» **Records**
Start

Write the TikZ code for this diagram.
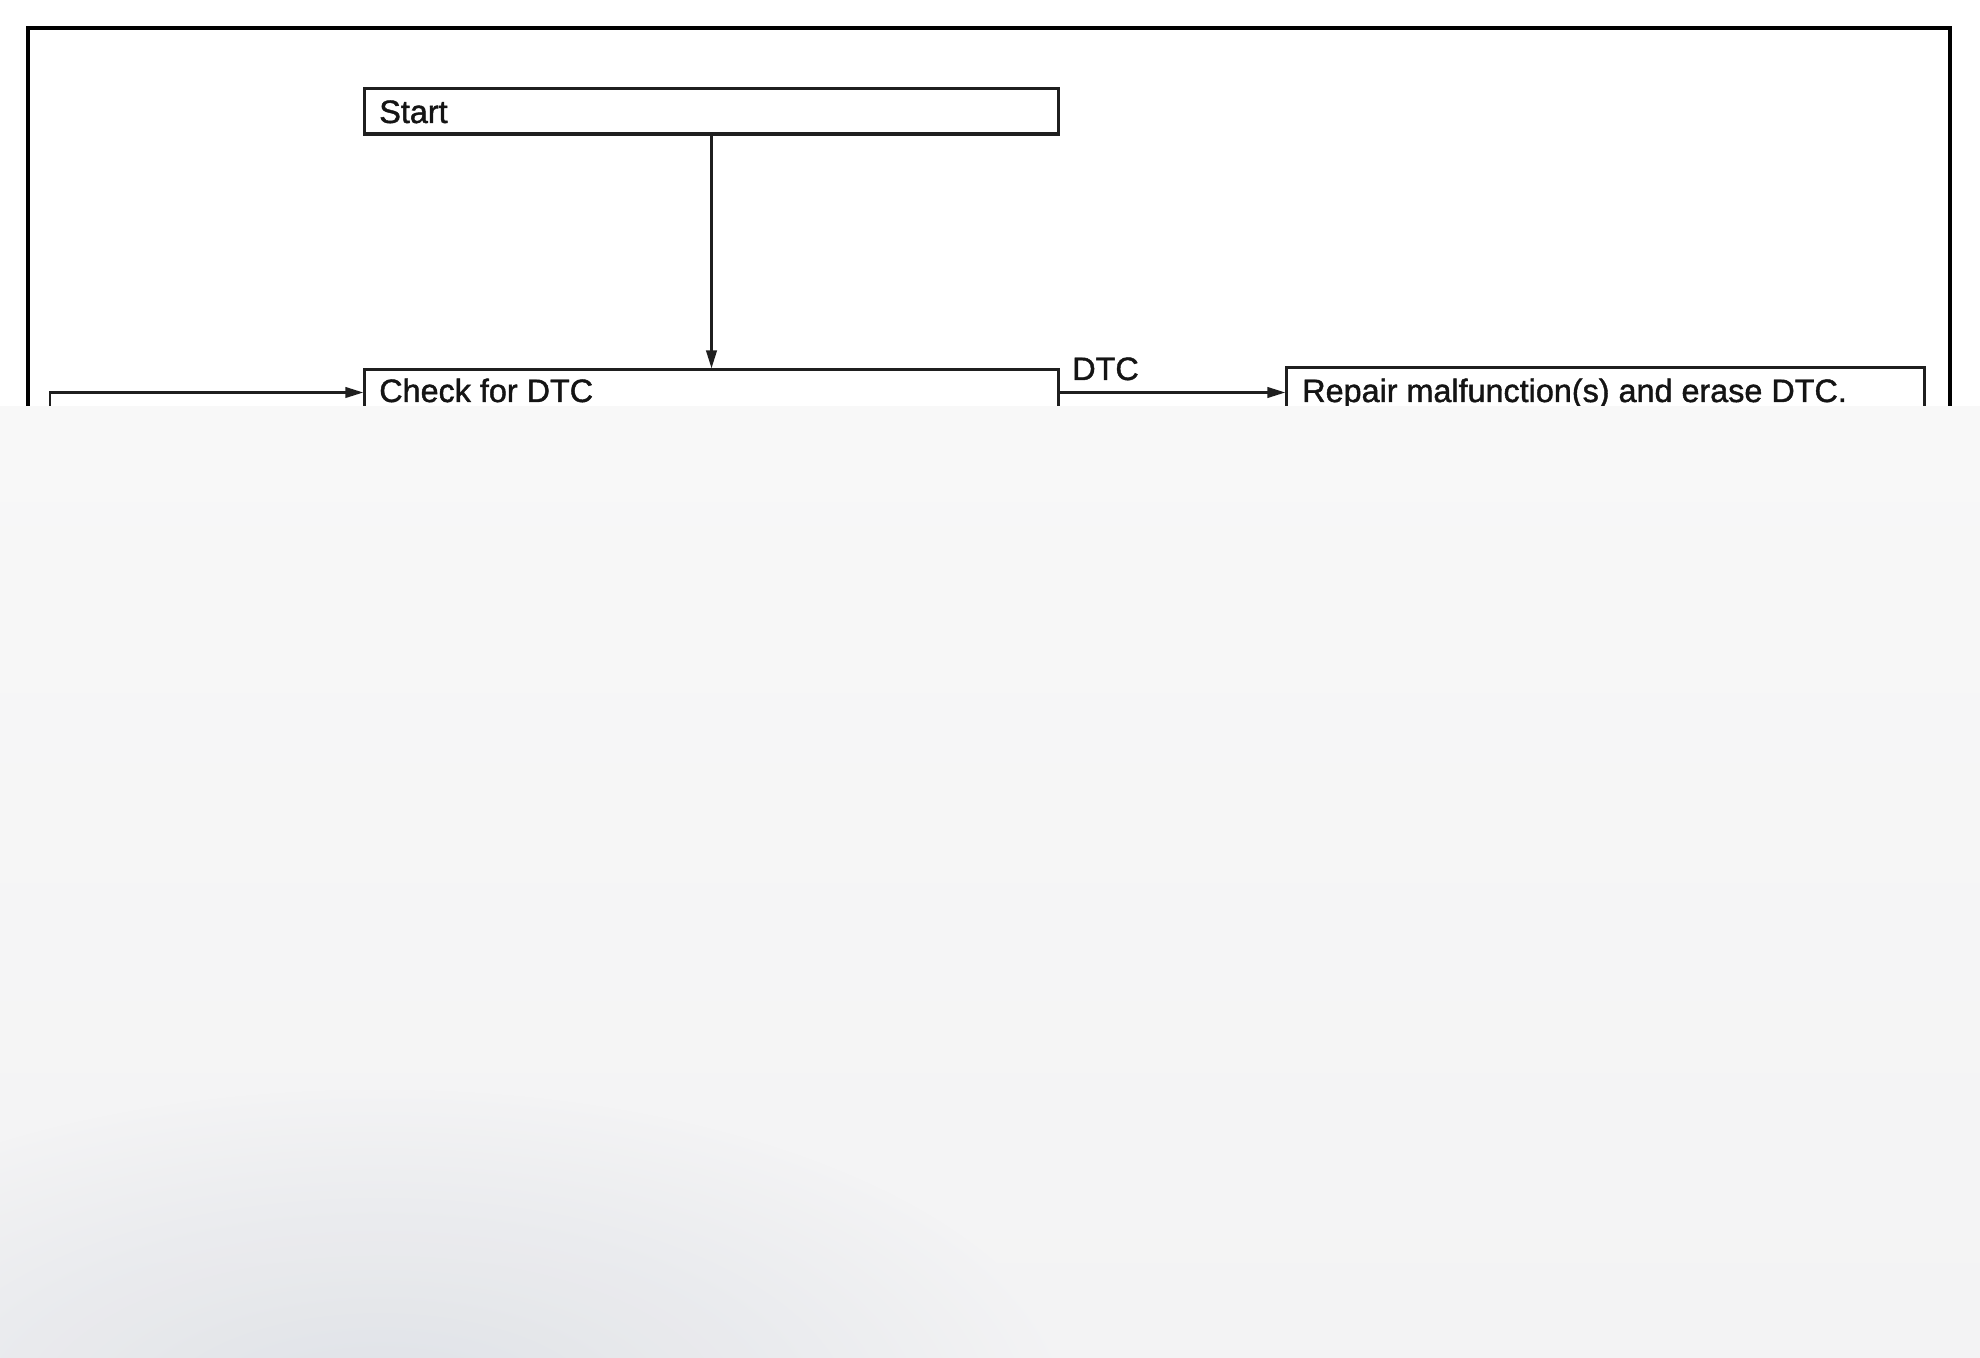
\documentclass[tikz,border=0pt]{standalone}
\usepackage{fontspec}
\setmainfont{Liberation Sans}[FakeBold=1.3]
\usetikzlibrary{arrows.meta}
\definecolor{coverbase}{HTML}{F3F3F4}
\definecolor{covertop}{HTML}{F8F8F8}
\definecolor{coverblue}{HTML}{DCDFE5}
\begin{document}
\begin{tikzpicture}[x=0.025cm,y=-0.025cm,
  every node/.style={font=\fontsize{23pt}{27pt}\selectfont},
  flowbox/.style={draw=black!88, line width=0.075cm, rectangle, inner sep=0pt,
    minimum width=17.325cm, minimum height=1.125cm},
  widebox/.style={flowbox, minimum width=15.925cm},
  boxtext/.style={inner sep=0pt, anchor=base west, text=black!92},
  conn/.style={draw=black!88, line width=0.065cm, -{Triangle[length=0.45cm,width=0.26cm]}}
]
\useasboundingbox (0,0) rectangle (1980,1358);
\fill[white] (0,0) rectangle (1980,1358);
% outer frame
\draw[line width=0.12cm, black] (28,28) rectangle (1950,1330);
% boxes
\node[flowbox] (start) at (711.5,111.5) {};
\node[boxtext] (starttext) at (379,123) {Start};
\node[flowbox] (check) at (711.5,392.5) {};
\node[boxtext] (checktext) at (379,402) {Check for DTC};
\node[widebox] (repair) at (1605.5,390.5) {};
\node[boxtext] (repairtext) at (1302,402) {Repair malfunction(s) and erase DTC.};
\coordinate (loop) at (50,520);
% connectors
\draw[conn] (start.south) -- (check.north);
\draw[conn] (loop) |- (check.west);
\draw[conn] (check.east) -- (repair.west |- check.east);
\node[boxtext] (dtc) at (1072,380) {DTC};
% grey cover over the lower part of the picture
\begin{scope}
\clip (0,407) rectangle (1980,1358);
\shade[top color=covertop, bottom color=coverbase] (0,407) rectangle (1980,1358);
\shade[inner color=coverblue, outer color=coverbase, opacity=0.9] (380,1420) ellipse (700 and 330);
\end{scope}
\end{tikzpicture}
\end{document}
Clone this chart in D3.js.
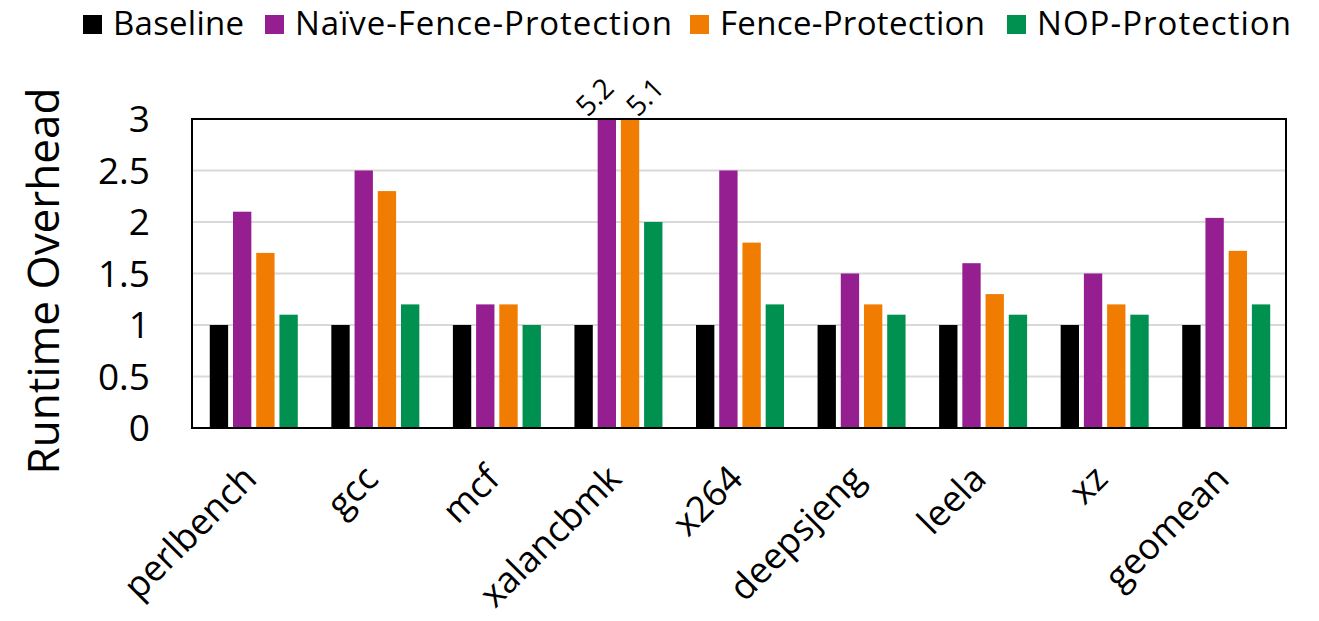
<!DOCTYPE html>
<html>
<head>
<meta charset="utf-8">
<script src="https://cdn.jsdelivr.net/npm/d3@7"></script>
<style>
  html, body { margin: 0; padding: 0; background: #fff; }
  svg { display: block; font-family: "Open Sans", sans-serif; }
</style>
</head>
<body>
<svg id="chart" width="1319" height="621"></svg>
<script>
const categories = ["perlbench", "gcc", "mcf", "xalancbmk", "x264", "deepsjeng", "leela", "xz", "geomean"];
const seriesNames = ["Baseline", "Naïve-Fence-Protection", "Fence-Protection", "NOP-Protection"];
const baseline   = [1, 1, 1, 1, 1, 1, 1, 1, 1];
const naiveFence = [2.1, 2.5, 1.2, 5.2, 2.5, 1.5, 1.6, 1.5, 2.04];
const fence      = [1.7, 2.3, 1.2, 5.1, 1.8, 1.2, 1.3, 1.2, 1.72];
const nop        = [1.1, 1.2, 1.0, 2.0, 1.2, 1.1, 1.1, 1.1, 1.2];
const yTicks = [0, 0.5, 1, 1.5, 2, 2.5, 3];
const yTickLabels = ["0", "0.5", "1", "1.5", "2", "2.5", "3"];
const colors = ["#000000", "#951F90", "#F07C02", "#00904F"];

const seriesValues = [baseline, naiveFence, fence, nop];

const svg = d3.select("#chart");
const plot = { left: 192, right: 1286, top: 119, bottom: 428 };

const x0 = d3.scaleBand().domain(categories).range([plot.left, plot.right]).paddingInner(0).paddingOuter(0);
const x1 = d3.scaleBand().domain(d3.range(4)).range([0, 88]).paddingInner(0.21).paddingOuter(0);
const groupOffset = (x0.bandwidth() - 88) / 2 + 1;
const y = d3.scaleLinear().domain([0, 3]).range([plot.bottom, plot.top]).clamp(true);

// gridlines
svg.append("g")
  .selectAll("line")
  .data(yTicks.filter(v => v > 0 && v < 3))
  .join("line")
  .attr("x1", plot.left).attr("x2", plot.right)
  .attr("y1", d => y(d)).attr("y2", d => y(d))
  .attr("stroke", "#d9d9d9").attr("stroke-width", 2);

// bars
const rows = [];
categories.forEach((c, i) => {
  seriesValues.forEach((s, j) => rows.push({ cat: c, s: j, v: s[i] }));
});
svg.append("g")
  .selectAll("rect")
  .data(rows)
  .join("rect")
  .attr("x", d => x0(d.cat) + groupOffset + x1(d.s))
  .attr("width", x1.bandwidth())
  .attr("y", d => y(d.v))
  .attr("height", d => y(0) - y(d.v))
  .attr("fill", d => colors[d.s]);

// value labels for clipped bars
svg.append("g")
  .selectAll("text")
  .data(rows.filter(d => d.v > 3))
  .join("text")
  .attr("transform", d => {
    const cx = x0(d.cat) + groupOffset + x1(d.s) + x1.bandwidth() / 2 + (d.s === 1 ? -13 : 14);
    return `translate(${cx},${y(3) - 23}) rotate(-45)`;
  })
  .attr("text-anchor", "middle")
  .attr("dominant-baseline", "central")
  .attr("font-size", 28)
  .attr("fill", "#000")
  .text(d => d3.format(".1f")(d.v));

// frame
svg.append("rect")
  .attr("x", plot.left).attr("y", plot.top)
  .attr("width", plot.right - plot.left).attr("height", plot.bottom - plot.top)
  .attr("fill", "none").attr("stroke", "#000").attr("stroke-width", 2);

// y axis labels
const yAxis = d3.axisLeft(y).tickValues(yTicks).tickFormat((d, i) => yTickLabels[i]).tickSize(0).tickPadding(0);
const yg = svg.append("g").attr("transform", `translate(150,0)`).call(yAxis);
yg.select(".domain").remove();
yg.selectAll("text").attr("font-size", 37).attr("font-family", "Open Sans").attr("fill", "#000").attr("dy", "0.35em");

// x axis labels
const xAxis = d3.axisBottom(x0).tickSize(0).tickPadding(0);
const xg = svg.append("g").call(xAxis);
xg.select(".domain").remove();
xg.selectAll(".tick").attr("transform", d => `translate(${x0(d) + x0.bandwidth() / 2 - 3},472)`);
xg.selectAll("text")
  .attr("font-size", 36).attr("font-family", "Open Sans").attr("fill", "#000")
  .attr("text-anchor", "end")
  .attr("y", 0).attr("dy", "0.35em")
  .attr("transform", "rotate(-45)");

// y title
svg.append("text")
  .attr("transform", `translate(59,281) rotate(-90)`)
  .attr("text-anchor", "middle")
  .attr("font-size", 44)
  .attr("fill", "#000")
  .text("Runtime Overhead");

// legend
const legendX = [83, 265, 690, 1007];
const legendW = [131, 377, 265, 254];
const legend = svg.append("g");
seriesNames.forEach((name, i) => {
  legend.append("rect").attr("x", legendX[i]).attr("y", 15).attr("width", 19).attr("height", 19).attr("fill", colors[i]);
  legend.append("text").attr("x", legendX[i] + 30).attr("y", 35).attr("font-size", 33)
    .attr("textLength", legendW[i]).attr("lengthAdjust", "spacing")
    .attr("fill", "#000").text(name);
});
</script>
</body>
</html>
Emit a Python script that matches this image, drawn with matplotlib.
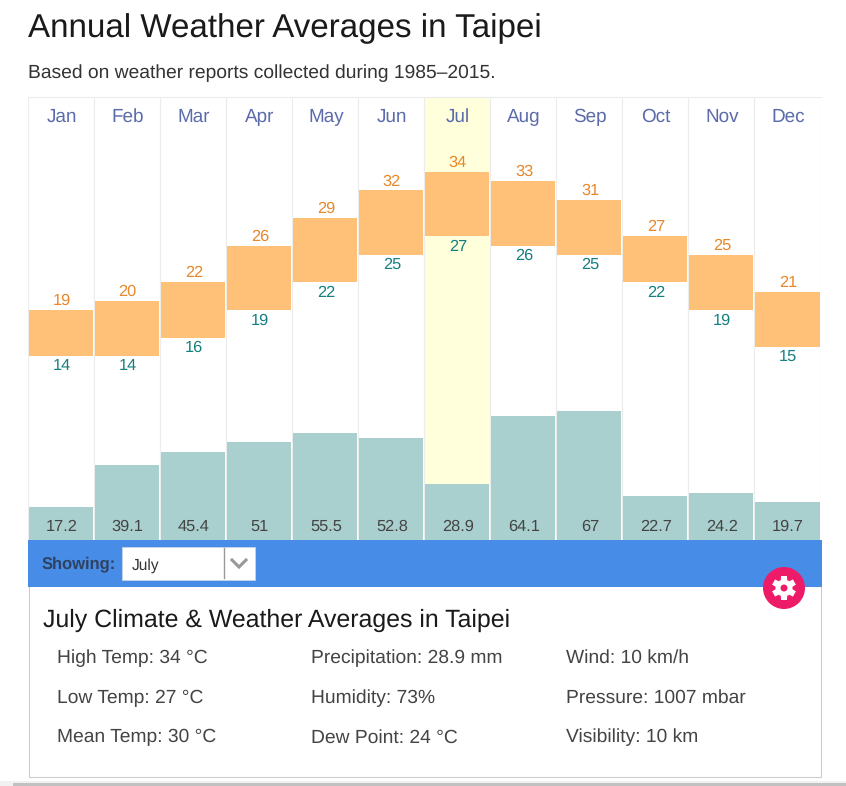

End

» **GIVEN INSTRUCTION**
Your task is to return the entries above exactly, with no pictures.

» **ANSWER TO THIS TASK**
Write the TikZ code for this diagram.
\documentclass[tikz,border=0pt]{standalone}
\usepackage{fontspec}
\setmainfont{Liberation Sans}[FakeBold=1.3]
\usetikzlibrary{arrows.meta}
\definecolor{coverbase}{HTML}{F3F3F4}
\definecolor{covertop}{HTML}{F8F8F8}
\definecolor{coverblue}{HTML}{DCDFE5}
\begin{document}
\begin{tikzpicture}[x=0.025cm,y=-0.025cm,
  every node/.style={font=\fontsize{23pt}{27pt}\selectfont},
  flowbox/.style={draw=black!88, line width=0.075cm, rectangle, inner sep=0pt,
    minimum width=17.325cm, minimum height=1.125cm},
  widebox/.style={flowbox, minimum width=15.925cm},
  boxtext/.style={inner sep=0pt, anchor=base west, text=black!92},
  conn/.style={draw=black!88, line width=0.065cm, -{Triangle[length=0.45cm,width=0.26cm]}}
]
\useasboundingbox (0,0) rectangle (1980,1358);
\fill[white] (0,0) rectangle (1980,1358);
% outer frame
\draw[line width=0.12cm, black] (28,28) rectangle (1950,1330);
% boxes
\node[flowbox] (start) at (711.5,111.5) {};
\node[boxtext] (starttext) at (379,123) {Start};
\node[flowbox] (check) at (711.5,392.5) {};
\node[boxtext] (checktext) at (379,402) {Check for DTC};
\node[widebox] (repair) at (1605.5,390.5) {};
\node[boxtext] (repairtext) at (1302,402) {Repair malfunction(s) and erase DTC.};
\coordinate (loop) at (50,520);
% connectors
\draw[conn] (start.south) -- (check.north);
\draw[conn] (loop) |- (check.west);
\draw[conn] (check.east) -- (repair.west |- check.east);
\node[boxtext] (dtc) at (1072,380) {DTC};
% grey cover over the lower part of the picture
\begin{scope}
\clip (0,407) rectangle (1980,1358);
\shade[top color=covertop, bottom color=coverbase] (0,407) rectangle (1980,1358);
\shade[inner color=coverblue, outer color=coverbase, opacity=0.9] (380,1420) ellipse (700 and 330);
\end{scope}
\end{tikzpicture}
\end{document}
Clone this chart in D3.js.
<!DOCTYPE html>
<html>
<head>
<meta charset="utf-8">
<script src="https://cdn.jsdelivr.net/npm/d3@7"></script>
<style>
  html, body { margin: 0; padding: 0; background: #fff; }
  svg { display: block; font-family: "Open Sans", sans-serif; }
</style>
</head>
<body>
<svg id="chart" width="1319" height="621"></svg>
<script>
const categories = ["perlbench", "gcc", "mcf", "xalancbmk", "x264", "deepsjeng", "leela", "xz", "geomean"];
const seriesNames = ["Baseline", "Naïve-Fence-Protection", "Fence-Protection", "NOP-Protection"];
const baseline   = [1, 1, 1, 1, 1, 1, 1, 1, 1];
const naiveFence = [2.1, 2.5, 1.2, 5.2, 2.5, 1.5, 1.6, 1.5, 2.04];
const fence      = [1.7, 2.3, 1.2, 5.1, 1.8, 1.2, 1.3, 1.2, 1.72];
const nop        = [1.1, 1.2, 1.0, 2.0, 1.2, 1.1, 1.1, 1.1, 1.2];
const yTicks = [0, 0.5, 1, 1.5, 2, 2.5, 3];
const yTickLabels = ["0", "0.5", "1", "1.5", "2", "2.5", "3"];
const colors = ["#000000", "#951F90", "#F07C02", "#00904F"];

const seriesValues = [baseline, naiveFence, fence, nop];

const svg = d3.select("#chart");
const plot = { left: 192, right: 1286, top: 119, bottom: 428 };

const x0 = d3.scaleBand().domain(categories).range([plot.left, plot.right]).paddingInner(0).paddingOuter(0);
const x1 = d3.scaleBand().domain(d3.range(4)).range([0, 88]).paddingInner(0.21).paddingOuter(0);
const groupOffset = (x0.bandwidth() - 88) / 2 + 1;
const y = d3.scaleLinear().domain([0, 3]).range([plot.bottom, plot.top]).clamp(true);

// gridlines
svg.append("g")
  .selectAll("line")
  .data(yTicks.filter(v => v > 0 && v < 3))
  .join("line")
  .attr("x1", plot.left).attr("x2", plot.right)
  .attr("y1", d => y(d)).attr("y2", d => y(d))
  .attr("stroke", "#d9d9d9").attr("stroke-width", 2);

// bars
const rows = [];
categories.forEach((c, i) => {
  seriesValues.forEach((s, j) => rows.push({ cat: c, s: j, v: s[i] }));
});
svg.append("g")
  .selectAll("rect")
  .data(rows)
  .join("rect")
  .attr("x", d => x0(d.cat) + groupOffset + x1(d.s))
  .attr("width", x1.bandwidth())
  .attr("y", d => y(d.v))
  .attr("height", d => y(0) - y(d.v))
  .attr("fill", d => colors[d.s]);

// value labels for clipped bars
svg.append("g")
  .selectAll("text")
  .data(rows.filter(d => d.v > 3))
  .join("text")
  .attr("transform", d => {
    const cx = x0(d.cat) + groupOffset + x1(d.s) + x1.bandwidth() / 2 + (d.s === 1 ? -13 : 14);
    return `translate(${cx},${y(3) - 23}) rotate(-45)`;
  })
  .attr("text-anchor", "middle")
  .attr("dominant-baseline", "central")
  .attr("font-size", 28)
  .attr("fill", "#000")
  .text(d => d3.format(".1f")(d.v));

// frame
svg.append("rect")
  .attr("x", plot.left).attr("y", plot.top)
  .attr("width", plot.right - plot.left).attr("height", plot.bottom - plot.top)
  .attr("fill", "none").attr("stroke", "#000").attr("stroke-width", 2);

// y axis labels
const yAxis = d3.axisLeft(y).tickValues(yTicks).tickFormat((d, i) => yTickLabels[i]).tickSize(0).tickPadding(0);
const yg = svg.append("g").attr("transform", `translate(150,0)`).call(yAxis);
yg.select(".domain").remove();
yg.selectAll("text").attr("font-size", 37).attr("font-family", "Open Sans").attr("fill", "#000").attr("dy", "0.35em");

// x axis labels
const xAxis = d3.axisBottom(x0).tickSize(0).tickPadding(0);
const xg = svg.append("g").call(xAxis);
xg.select(".domain").remove();
xg.selectAll(".tick").attr("transform", d => `translate(${x0(d) + x0.bandwidth() / 2 - 3},472)`);
xg.selectAll("text")
  .attr("font-size", 36).attr("font-family", "Open Sans").attr("fill", "#000")
  .attr("text-anchor", "end")
  .attr("y", 0).attr("dy", "0.35em")
  .attr("transform", "rotate(-45)");

// y title
svg.append("text")
  .attr("transform", `translate(59,281) rotate(-90)`)
  .attr("text-anchor", "middle")
  .attr("font-size", 44)
  .attr("fill", "#000")
  .text("Runtime Overhead");

// legend
const legendX = [83, 265, 690, 1007];
const legendW = [131, 377, 265, 254];
const legend = svg.append("g");
seriesNames.forEach((name, i) => {
  legend.append("rect").attr("x", legendX[i]).attr("y", 15).attr("width", 19).attr("height", 19).attr("fill", colors[i]);
  legend.append("text").attr("x", legendX[i] + 30).attr("y", 35).attr("font-size", 33)
    .attr("textLength", legendW[i]).attr("lengthAdjust", "spacing")
    .attr("fill", "#000").text(name);
});
</script>
</body>
</html>
Emit a Python script that matches this image, drawn with matplotlib.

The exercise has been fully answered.